In variant 1, we do not want to introduce additional variables. Essentially, we want to add clauses that rule out all paths in the ROBBD that lead to the "0" node. So if $x_1 + x_2 + x_3 \leq 2$, this would be only one clause, namely $\neg x_1 \vee \neg x_2 \vee \neg x_3$. For translating $x_1 + x_2 + x_3 \leq 1$, there are four different paths in the ROBBD to the "0" node. Encoding the paths yields $\neg x_1 \vee \neg x_2 \vee \neg x_3$, $\neg x_1 \vee \neg x_2 \vee x_3$, $x_1 \vee \neg x_2 \vee \neg x_3$ as clauses, which can be simplified to $\neg x_1 \vee \neg x_2$, $\neg x_2 \vee \neg x_3$, $\neg x_1 \vee x_3$. Note that the number of clauses necessary for this encoding can be exponential in the number of variables employed in the inequality, so this encoding is not always suitable.

In variant 2, we introduce additional variables to the SAT problem to help us with the encoding. For example, we can introduce for the every ROBDD node a SAT variable and then encode which path through the ROBDD the assignment to $x_1, x_2, x_3$ takes. Example:

• $v_1$
• $\neg v_1 \vee \neg x_1 \vee v_2$
• $\neg v_1 \vee x_1 \vee v_T$
• $\neg v_2 \vee \neg x_2 \vee v_3$
• $\neg v_2 \vee x_2 \vee v_T$
• $\neg v_3 \vee \neg x_3 \vee v_F$
• $\neg v_3 \vee x_3 \vee v_T$
• $v_T$
• $\neg v_F$

The added $v$ variables represent which node in the ROBDD is reached. Note that this example is not built after your ROBDD, as it does not represent $x_1 + x_2 + x_3 \leq 2$, as it maps $x_1 = 0$, $x_2 = 1$, $x_3 = 0$ to $0$.

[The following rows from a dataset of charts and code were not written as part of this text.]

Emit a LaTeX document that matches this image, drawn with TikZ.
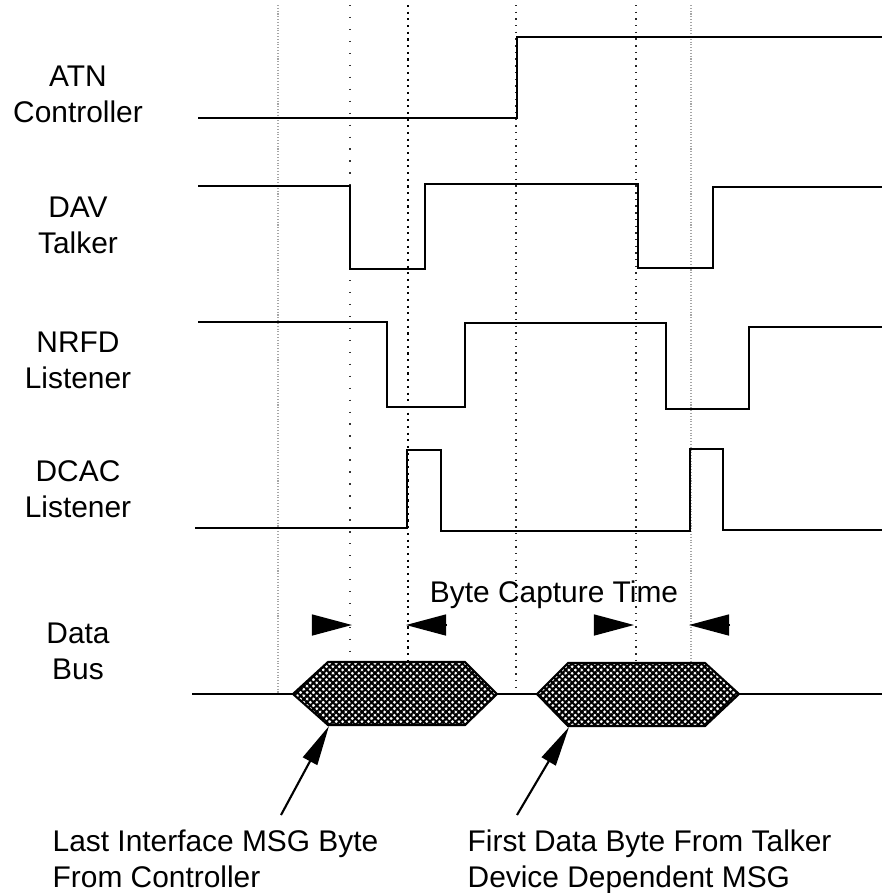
\documentclass[tikz,border=0pt]{standalone}
\usepackage{fontspec}
\setmainfont{Liberation Sans}
\usepackage{tikz}
\usetikzlibrary{arrows.meta,patterns.meta}

\begin{document}
\begin{tikzpicture}[
    x=0.01cm, y=-0.01cm,
    sig/.style={align=center, font=\fontsize{8.5}{10.2}\selectfont},
    note/.style={align=left, anchor=north west, inner sep=0pt, font=\fontsize{8.5}{10.2}\selectfont},
    wave/.style={line width=0.8pt, line join=miter},
    hexa/.style={draw, line width=0.6pt, pattern={Lines[angle=45,distance=1.3pt,line width=0.6pt]},
      postaction={pattern={Lines[angle=-45,distance=1.3pt,line width=0.6pt]}}},
    gridthin/.style={gray!70, line width=0.35pt, dash pattern=on 0.3pt off 0.5pt},
    gridsparse/.style={black!80, line width=0.4pt, dash pattern=on 0.4pt off 3pt},
    gridmid/.style={black!85, line width=0.45pt, dash pattern=on 0.4pt off 1.5pt},
    gridbold/.style={black, line width=0.8pt, dash pattern=on 0.6pt off 1.3pt},
    capmark/.style={-{Triangle[length=0.4cm,width=0.21cm]}},
    ptr/.style={-{Triangle[length=0.4cm,width=0.16cm]}, line width=0.6pt},
  ]
    \useasboundingbox (0,0) rectangle (882,893);

    % Reference lines
    \draw[gridthin] (278,5) -- (278,694);
    \draw[gridsparse] (350,5) -- (350,662);
    \draw[gridbold] (408,5) -- (408,662);
    \draw[gridmid] (516,5) -- (516,694);
    \draw[gridmid] (636,5) -- (636,663);
    \draw[gridthin] (691,5) -- (691,663);

    % Signal names
    \node[sig] (atn) at (78,94.5) {ATN\\Controller};
    \node[sig] (dav) at (78,225.5) {DAV\\Talker};
    \node[sig] (nrfd) at (78,360) {NRFD\\Listener};
    \node[sig] (dcac) at (78,489.5) {DCAC\\Listener};
    \node[sig] (bus) at (78,651.5) {Data\\Bus};

    % Waveforms
    \draw[wave] (198,118) -- (517,118) |- (882,37);
    \draw[wave] (198,186) -| (350,269) -| (425,184) -| (638,268) -| (713,187) -- (882,187);
    \draw[wave] (198,322) -| (387,407) -| (465,323) -| (666,409) -| (749,327) -- (882,327);
    \draw[wave] (195,528) -| (407,450) -| (441,531) -| (690,449) -| (723,530) -- (882,530);

    % Data bus
    \draw[wave] (192,694) -- (293,694);
    \draw[hexa] (293,694) -- (328,662) -- (465,662) -- (497,694) -- (465,725) -- (328,725) -- cycle;
    \draw[wave, line width=0.6pt] (497,694) -- (537,694);
    \draw[hexa] (537,694) -- (568,663) -- (705,663) -- (739,694) -- (705,726) -- (568,726) -- cycle;
    \draw[wave] (739,694) -- (882,694);

    % Byte capture time
    \node[sig, anchor=base] (bct) at (554,602) {Byte Capture Time};
    \draw[capmark] (312,625) -- (352,625);
    \draw[capmark] (446,625) -- (406,625);
    \draw[capmark] (594,625) -- (634,625);
    \draw[capmark] (730,625) -- (689,625);

    % Notes
    \node[note] (lastmsg) at (52,829) {Last Interface MSG Byte\\From Controller};
    \node[note] (firstdb) at (467,829) {First Data Byte From Talker\\Device Dependent MSG};
    \coordinate (h1) at (329,726);
    \coordinate (h2) at (569,727);
    \coordinate (t1) at (281,815);
    \coordinate (t2) at (517,815);
    \draw[ptr] (t1) -- (h1);
    \draw[ptr] (t2) -- (h2);

  \end{tikzpicture}
\end{document}
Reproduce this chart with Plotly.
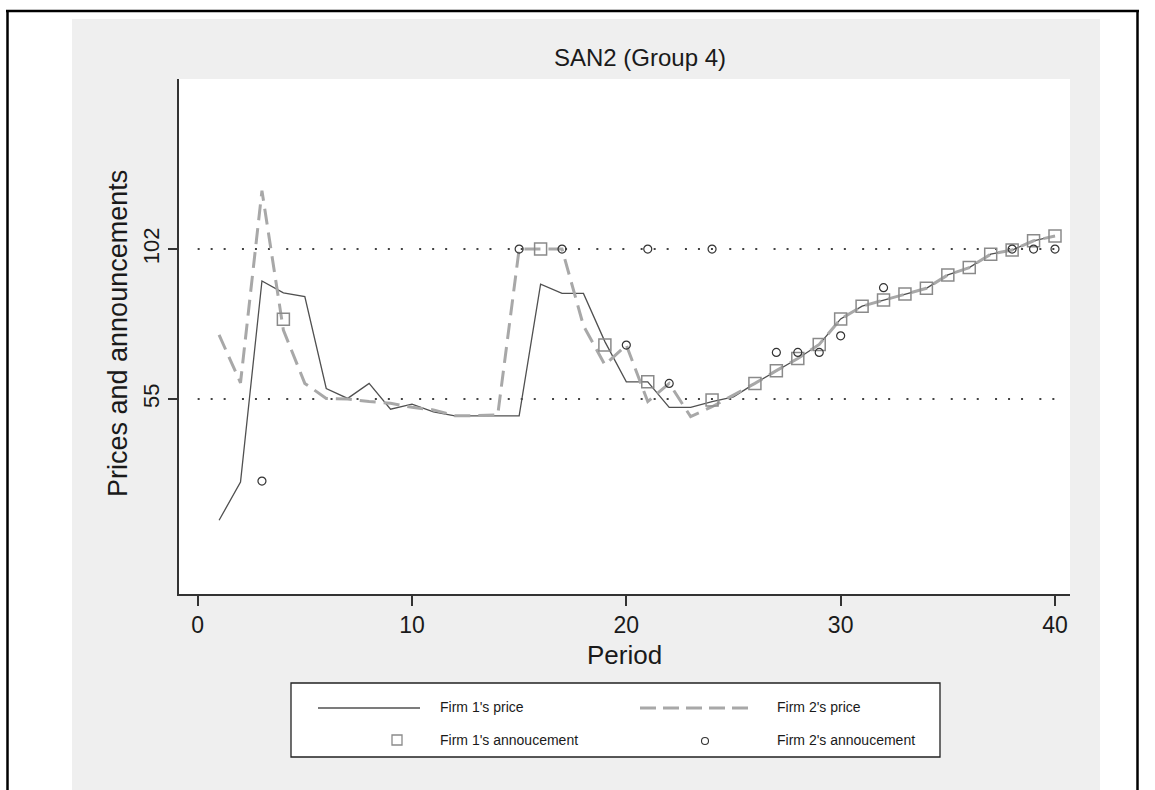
import plotly.graph_objects as go

# ---------------- data ----------------
periods = list(range(1, 41))

firm1_price = [17, 29, 92, 88.3, 87.1, 58.3, 55.2, 59.9, 51.8, 53.4,
               51, 49.7, 49.7, 49.7, 49.7, 91, 88.1, 88.1, 73, 60.4,
               60.4, 52.4, 52.4, 54.2, 55.7, 59.9, 63.9, 67.7, 72.1, 80.1,
               84.1, 86.0, 87.9, 89.7, 93.9, 96.2, 100.4, 101.7, 104.6, 106.1]

firm2_price = [75.1, 60.1, 120.3, 76.6, 59.9, 55.2, 55, 54.2, 53.7, 52.4,
               51.6, 49.8, 49.8, 50, 102, 102, 102, 78, 65.7, 71.9,
               54.2, 59.9, 49.5, 52.6, 56.3, 59.9, 63.9, 67.7, 72.1, 80.1,
               84.1, 86.0, 87.9, 89.7, 93.9, 96.2, 100.4, 101.7, 104.6, 106.1]

firm1_ann_t = [4, 16, 19, 21, 24, 26, 27, 28, 29, 30, 31, 32, 33, 34, 35, 36, 37, 38, 39, 40]
firm1_ann_v = [80.0, 102, 71.9, 60.4, 54.7, 59.9, 63.9, 67.7, 72.1, 80.1,
               84.1, 86.0, 87.9, 89.7, 93.9, 96.2, 100.4, 101.7, 104.6, 106.1]

firm2_ann_t = [3, 15, 17, 20, 21, 22, 24, 27, 28, 29, 30, 32, 38, 39, 40]
firm2_ann_v = [29.3, 102, 102, 71.9, 102, 59.9, 102, 69.6, 69.6, 69.6, 74.8, 89.9, 102, 102, 102]

ref_levels = [55, 102]
x_ticks = [0, 10, 20, 30, 40]
y_ticks = [55, 102]

# ---------------- layout geometry (pixels) ----------------
W, H = 1155, 790
L, R, T, B = 179, 1070, 79, 594  # plot area edges


def px(xp):
    return (xp - L) / (R - L)


def py(yp):
    return (B - yp) / (B - T)


FONT = "Liberation Sans, Arial, sans-serif"
TXT = "#1a1a1a"
C1 = "#505050"
C2 = "#a8a8a8"
SQ = "#8a8a8a"
CI = "#333333"

fig = go.Figure()
fig.add_trace(go.Scatter(x=periods, y=firm1_price, mode="lines",
                         line=dict(color=C1, width=1.3), name="Firm 1's price"))
fig.add_trace(go.Scatter(x=periods, y=firm2_price, mode="lines",
                         line=dict(color=C2, width=3, dash="16px,8px"), name="Firm 2's price"))
fig.add_trace(go.Scatter(x=firm1_ann_t, y=firm1_ann_v, mode="markers",
                         marker=dict(symbol="square-open", size=12, color=SQ, line=dict(width=1.5, color=SQ)),
                         name="Firm 1's annoucement"))
fig.add_trace(go.Scatter(x=firm2_ann_t, y=firm2_ann_v, mode="markers",
                         marker=dict(symbol="circle-open", size=8, color=CI, line=dict(width=1.2, color=CI)),
                         name="Firm 2's annoucement"))

shapes = []
# white areas outside the gray graph region
shapes.append(dict(type="rect", xref="paper", yref="paper", x0=px(0), x1=px(72), y0=py(790), y1=py(0),
                   fillcolor="white", line=dict(width=0), layer="below"))
shapes.append(dict(type="rect", xref="paper", yref="paper", x0=px(1100), x1=px(1155), y0=py(790), y1=py(0),
                   fillcolor="white", line=dict(width=0), layer="below"))
shapes.append(dict(type="rect", xref="paper", yref="paper", x0=px(0), x1=px(1155), y0=py(19), y1=py(0),
                   fillcolor="white", line=dict(width=0), layer="below"))
# black frame lines
shapes.append(dict(type="line", xref="paper", yref="paper", x0=px(7.5), x1=px(7.5), y0=py(10), y1=py(790),
                   line=dict(color="black", width=2.5)))
shapes.append(dict(type="line", xref="paper", yref="paper", x0=px(6), x1=px(1139), y0=py(11), y1=py(11),
                   line=dict(color="black", width=2.5)))
shapes.append(dict(type="line", xref="paper", yref="paper", x0=px(1137.5), x1=px(1137.5), y0=py(10), y1=py(790),
                   line=dict(color="black", width=2.5)))
# dotted reference lines
for lv in ref_levels:
    shapes.append(dict(type="line", xref="x", yref="y", x0=0, x1=40, y0=lv, y1=lv,
                       line=dict(color="#444444", width=2, dash="2px,11px,2px,11px,2px,16.3px"),
                       layer="below"))
# legend box
shapes.append(dict(type="rect", xref="paper", yref="paper", x0=px(291), x1=px(940), y0=py(757), y1=py(683),
                   fillcolor="white", line=dict(color="#222222", width=1.3)))
shapes.append(dict(type="line", xref="paper", yref="paper", x0=px(318), x1=px(420), y0=py(708), y1=py(708),
                   line=dict(color=C1, width=1.3)))
shapes.append(dict(type="line", xref="paper", yref="paper", x0=px(640), x1=px(750), y0=py(708), y1=py(708),
                   line=dict(color=C2, width=3, dash="16px,7px")))
shapes.append(dict(type="rect", xref="paper", yref="paper", x0=px(392), x1=px(402), y0=py(745), y1=py(735),
                   line=dict(color=SQ, width=1.3)))
shapes.append(dict(type="circle", xref="paper", yref="paper", x0=px(701.5), x1=px(708.5), y0=py(744.5), y1=py(737.5),
                   line=dict(color=CI, width=1.1)))

annotations = [
    dict(text="SAN2 (Group 4)", x=px(640), y=py(58), xref="paper", yref="paper", showarrow=False,
         xanchor="center", yanchor="middle", font=dict(family=FONT, size=24, color=TXT)),
    dict(text="Prices and announcements", x=px(118), y=py(334), xref="paper", yref="paper", showarrow=False,
         textangle=-90, xanchor="center", yanchor="middle", font=dict(family=FONT, size=27, color=TXT)),
    dict(text="Period", x=px(624), y=py(655), xref="paper", yref="paper", showarrow=False,
         xanchor="center", yanchor="middle", font=dict(family=FONT, size=26, color=TXT)),
]
leg_items = [("Firm 1's price", 438, 707), ("Firm 2's price", 775, 707),
             ("Firm 1's annoucement", 438, 740), ("Firm 2's annoucement", 775, 740)]
for txt, xx, yy in leg_items:
    annotations.append(dict(text=txt, x=px(xx), y=py(yy), xref="paper", yref="paper", showarrow=False,
                            xanchor="left", yanchor="middle", font=dict(family=FONT, size=14, color=TXT)))

fig.update_layout(
    width=W, height=H,
    margin=dict(l=L, r=W - R, t=T, b=H - B, pad=0),
    paper_bgcolor="#efefef", plot_bgcolor="white",
    showlegend=False,
    shapes=shapes, annotations=annotations,
    xaxis=dict(range=[-0.87, 40.7], tickvals=x_ticks, ticks="outside", ticklen=10, tickwidth=1.5,
               tickcolor="#333333", showline=True, linecolor="#333333", linewidth=1.5,
               showgrid=False, zeroline=False, tickfont=dict(family=FONT, size=23, color=TXT)),
    yaxis=dict(range=[-6.1, 155.3], tickvals=y_ticks, ticks="outside", ticklen=9, tickwidth=1.5,
               tickcolor="#333333", showline=True, linecolor="#333333", linewidth=1.5,
               showgrid=False, zeroline=False, tickangle=-90,
               tickfont=dict(family=FONT, size=22, color=TXT)),
)

fig.write_html("out.html")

The nice property of variant 2 above is that the encoding is only linear in the size of the ROBDD, which in turn is at most quadratic in the number of variables employed in the inequality. But note that there are also many other possible encodings of the linear inequality into SAT. The paper ``PBLib – A Library for Encoding Pseudo-Boolean Constraints into CNF'' contains some pointers.